▸ **What to produce**
Read the listing below and copy out every line that holds "with".

■ ■ ■

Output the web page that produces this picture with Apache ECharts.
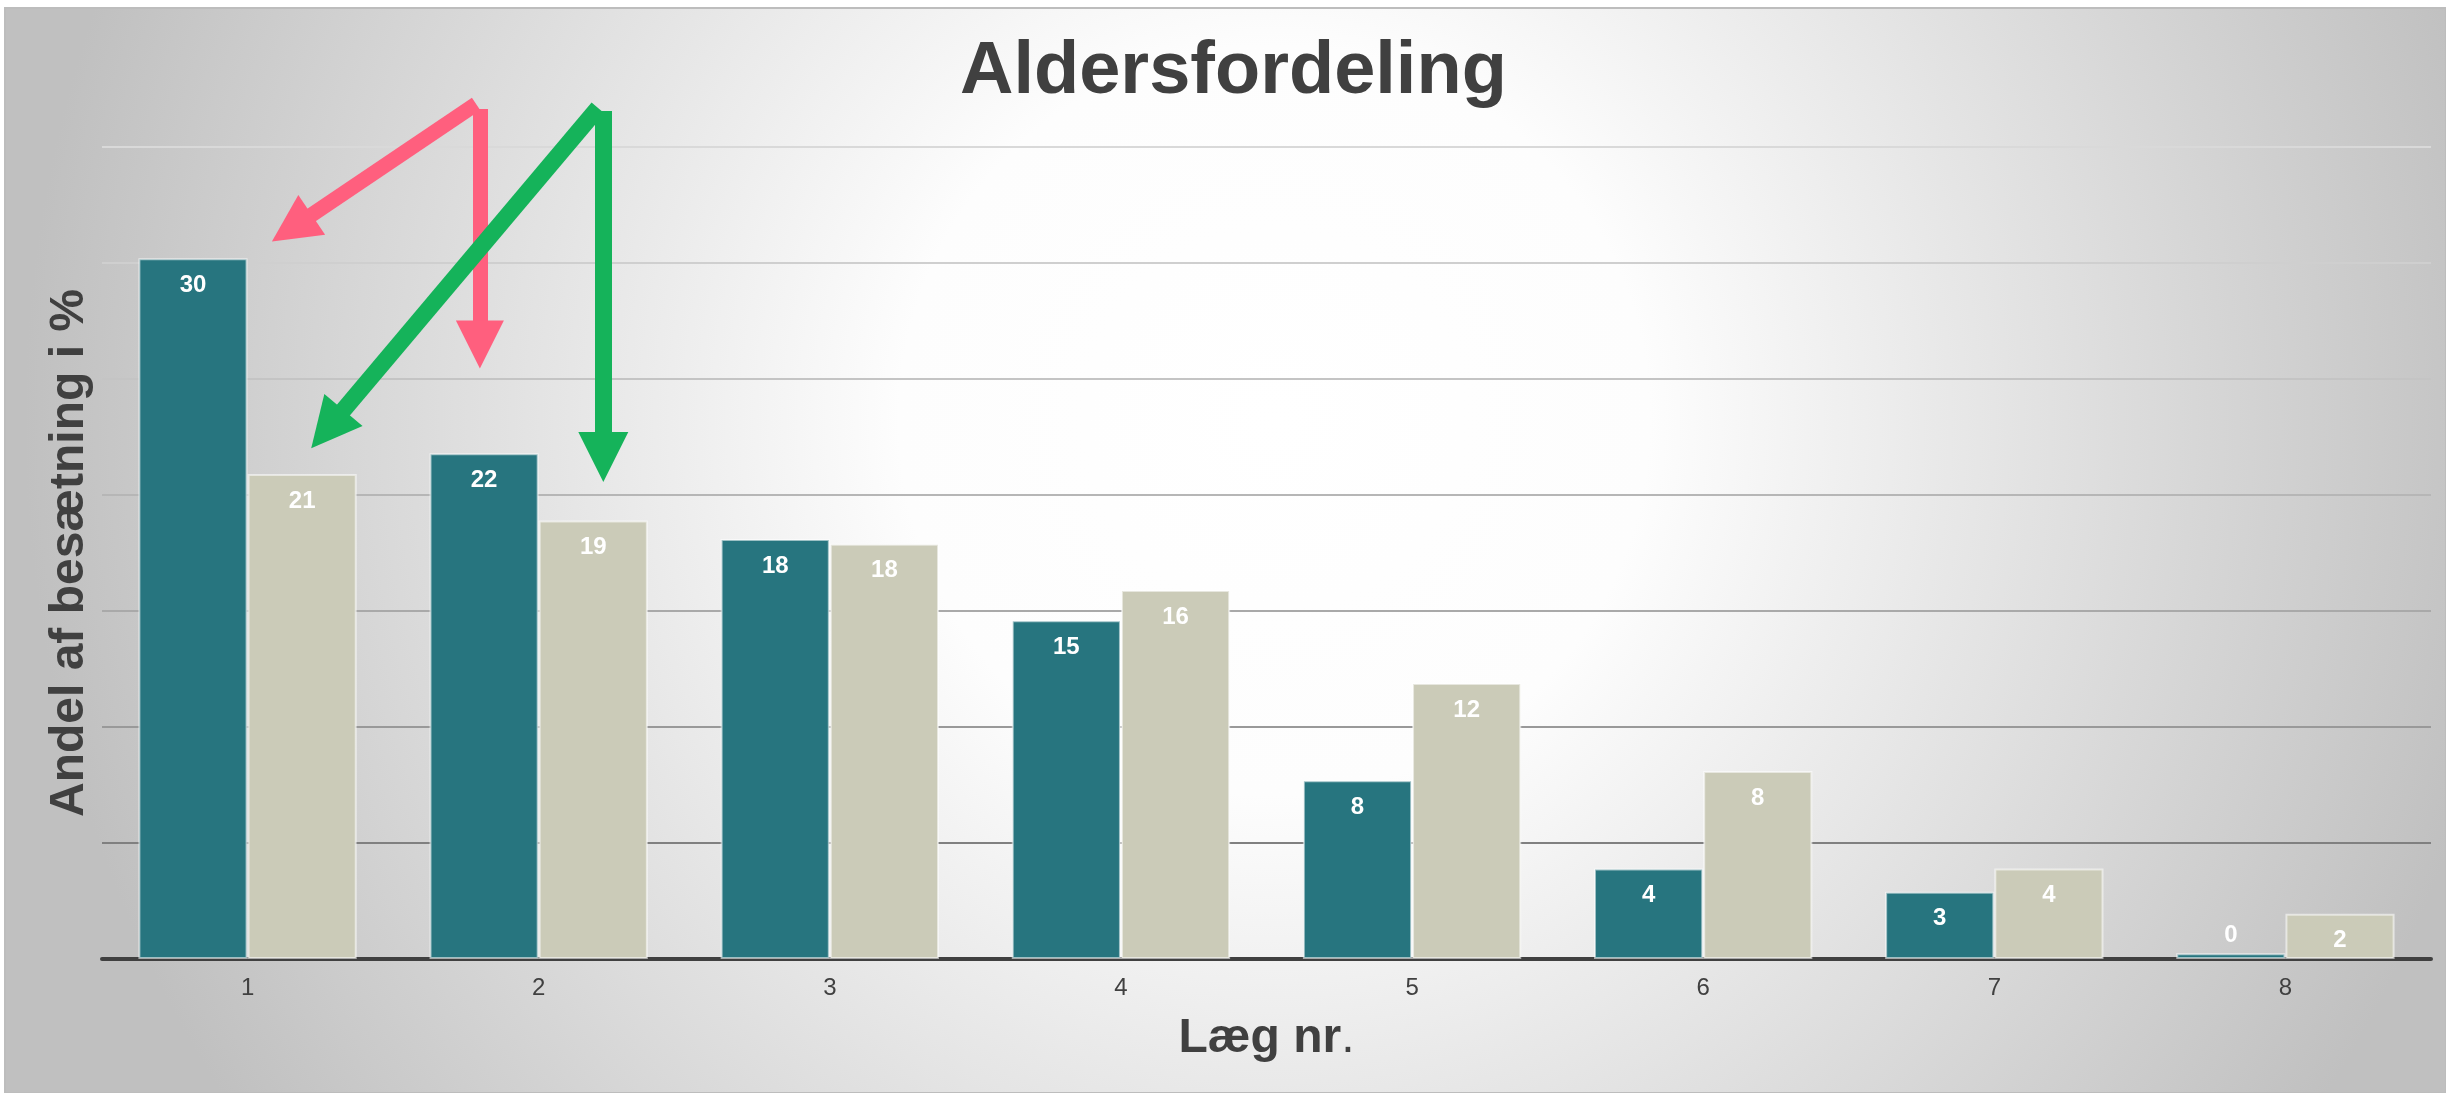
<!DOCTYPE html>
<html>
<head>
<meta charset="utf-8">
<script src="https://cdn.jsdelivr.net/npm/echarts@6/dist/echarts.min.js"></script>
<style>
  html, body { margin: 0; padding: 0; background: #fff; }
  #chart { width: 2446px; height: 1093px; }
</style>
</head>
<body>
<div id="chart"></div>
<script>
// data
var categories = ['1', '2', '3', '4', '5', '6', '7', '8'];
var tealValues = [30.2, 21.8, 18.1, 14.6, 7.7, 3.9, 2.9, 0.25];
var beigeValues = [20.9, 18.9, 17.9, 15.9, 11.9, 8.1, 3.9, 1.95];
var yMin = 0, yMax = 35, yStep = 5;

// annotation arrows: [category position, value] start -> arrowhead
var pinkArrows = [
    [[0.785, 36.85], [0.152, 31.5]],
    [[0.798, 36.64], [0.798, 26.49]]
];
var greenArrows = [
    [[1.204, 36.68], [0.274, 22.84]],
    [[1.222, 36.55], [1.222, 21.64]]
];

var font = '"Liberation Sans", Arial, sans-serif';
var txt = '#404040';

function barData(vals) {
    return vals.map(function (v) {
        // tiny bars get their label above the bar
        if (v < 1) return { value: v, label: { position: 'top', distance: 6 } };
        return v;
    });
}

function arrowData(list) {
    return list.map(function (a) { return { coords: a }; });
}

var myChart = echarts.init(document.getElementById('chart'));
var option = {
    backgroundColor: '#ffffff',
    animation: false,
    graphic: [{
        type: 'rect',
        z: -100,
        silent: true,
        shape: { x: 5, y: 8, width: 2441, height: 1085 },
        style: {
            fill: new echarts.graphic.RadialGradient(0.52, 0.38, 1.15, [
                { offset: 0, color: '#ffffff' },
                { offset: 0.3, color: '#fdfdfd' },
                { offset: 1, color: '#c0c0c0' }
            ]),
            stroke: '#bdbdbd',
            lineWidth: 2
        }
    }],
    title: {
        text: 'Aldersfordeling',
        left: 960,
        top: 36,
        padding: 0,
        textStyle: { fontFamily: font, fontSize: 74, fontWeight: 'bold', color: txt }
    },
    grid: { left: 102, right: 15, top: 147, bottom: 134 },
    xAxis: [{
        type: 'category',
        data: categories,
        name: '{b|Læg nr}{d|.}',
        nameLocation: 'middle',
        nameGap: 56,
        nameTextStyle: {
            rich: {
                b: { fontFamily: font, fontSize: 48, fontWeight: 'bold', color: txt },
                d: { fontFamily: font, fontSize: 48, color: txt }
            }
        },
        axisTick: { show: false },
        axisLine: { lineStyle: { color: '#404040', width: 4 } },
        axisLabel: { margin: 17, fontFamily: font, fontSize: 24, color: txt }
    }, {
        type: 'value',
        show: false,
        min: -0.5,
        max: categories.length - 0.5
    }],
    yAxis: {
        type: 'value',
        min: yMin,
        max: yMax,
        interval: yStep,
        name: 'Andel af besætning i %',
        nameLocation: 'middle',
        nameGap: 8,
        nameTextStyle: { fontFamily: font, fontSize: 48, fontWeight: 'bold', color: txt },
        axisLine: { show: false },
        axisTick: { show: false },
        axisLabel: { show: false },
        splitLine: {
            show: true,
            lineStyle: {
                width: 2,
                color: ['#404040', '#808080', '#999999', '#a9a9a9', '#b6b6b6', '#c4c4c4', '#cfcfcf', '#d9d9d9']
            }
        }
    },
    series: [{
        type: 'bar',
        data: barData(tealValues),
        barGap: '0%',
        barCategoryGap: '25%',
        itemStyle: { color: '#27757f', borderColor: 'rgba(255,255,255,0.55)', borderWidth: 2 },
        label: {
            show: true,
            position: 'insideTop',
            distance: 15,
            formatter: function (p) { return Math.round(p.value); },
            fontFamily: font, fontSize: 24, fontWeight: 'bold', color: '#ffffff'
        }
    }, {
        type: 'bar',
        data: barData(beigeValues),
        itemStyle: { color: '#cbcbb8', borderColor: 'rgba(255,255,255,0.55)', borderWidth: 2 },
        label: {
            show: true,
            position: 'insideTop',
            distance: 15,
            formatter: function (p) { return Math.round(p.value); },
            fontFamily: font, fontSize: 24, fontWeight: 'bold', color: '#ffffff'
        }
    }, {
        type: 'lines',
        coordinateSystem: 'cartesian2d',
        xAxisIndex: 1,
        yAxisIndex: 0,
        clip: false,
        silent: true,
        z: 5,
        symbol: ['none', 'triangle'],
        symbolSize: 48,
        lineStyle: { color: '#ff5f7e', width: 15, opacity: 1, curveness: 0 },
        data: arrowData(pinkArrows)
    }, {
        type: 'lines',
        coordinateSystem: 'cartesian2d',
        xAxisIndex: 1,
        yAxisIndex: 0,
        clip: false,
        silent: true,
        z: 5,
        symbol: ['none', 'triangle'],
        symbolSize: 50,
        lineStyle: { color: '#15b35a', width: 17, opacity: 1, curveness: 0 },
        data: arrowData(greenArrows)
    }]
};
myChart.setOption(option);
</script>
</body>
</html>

■ ■ ■

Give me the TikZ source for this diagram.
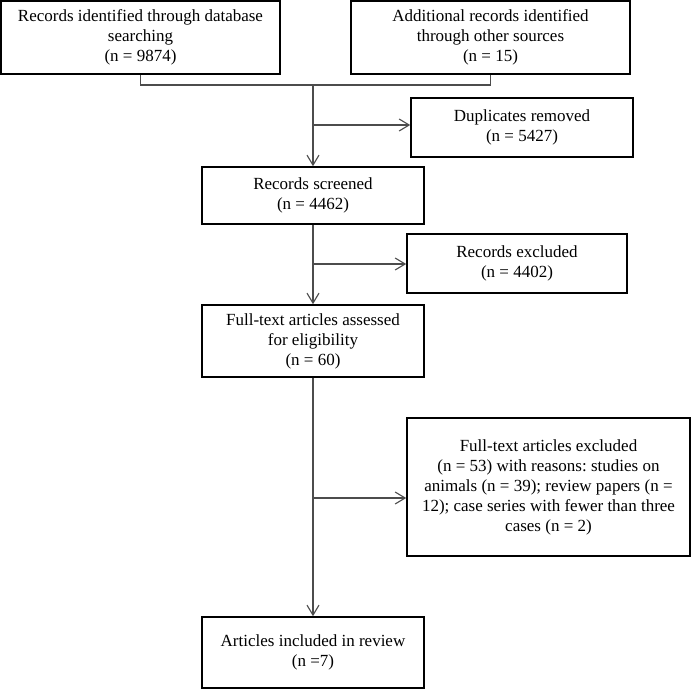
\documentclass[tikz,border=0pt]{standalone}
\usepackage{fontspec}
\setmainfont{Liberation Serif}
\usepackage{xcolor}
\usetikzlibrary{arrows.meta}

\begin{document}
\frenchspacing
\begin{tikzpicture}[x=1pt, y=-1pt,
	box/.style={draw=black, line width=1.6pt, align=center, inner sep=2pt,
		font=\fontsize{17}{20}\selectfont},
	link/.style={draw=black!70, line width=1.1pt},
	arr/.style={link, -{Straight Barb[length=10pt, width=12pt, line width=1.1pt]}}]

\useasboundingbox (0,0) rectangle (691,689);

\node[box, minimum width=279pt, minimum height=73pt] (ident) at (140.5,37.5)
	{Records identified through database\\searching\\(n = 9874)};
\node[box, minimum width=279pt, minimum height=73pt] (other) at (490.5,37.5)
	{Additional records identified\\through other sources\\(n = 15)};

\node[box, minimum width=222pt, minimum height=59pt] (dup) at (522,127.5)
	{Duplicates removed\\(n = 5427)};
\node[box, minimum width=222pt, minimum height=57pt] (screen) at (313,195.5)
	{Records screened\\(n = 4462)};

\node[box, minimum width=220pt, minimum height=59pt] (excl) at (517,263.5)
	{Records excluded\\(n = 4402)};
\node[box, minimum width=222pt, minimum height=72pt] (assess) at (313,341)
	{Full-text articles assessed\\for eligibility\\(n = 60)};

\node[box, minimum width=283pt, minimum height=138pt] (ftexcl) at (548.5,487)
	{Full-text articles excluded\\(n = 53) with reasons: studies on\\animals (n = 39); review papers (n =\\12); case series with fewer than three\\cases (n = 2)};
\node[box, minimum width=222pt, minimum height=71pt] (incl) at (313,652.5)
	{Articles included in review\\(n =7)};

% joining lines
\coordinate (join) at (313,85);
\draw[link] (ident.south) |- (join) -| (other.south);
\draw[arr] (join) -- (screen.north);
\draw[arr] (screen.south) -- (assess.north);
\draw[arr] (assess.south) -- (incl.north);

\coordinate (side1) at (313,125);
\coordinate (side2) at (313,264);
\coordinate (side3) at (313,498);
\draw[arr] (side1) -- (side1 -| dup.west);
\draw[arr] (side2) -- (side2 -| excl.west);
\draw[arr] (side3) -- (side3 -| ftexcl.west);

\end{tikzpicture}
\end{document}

■ ■ ■

▸ **Reply to the exercise**
Output the web page that produces this picture with Apache ECharts.
	{Full-text articles excluded\\(n = 53) with reasons: studies on\\animals (n = 39); review papers (n =\\12); case series with fewer than three\\cases (n = 2)};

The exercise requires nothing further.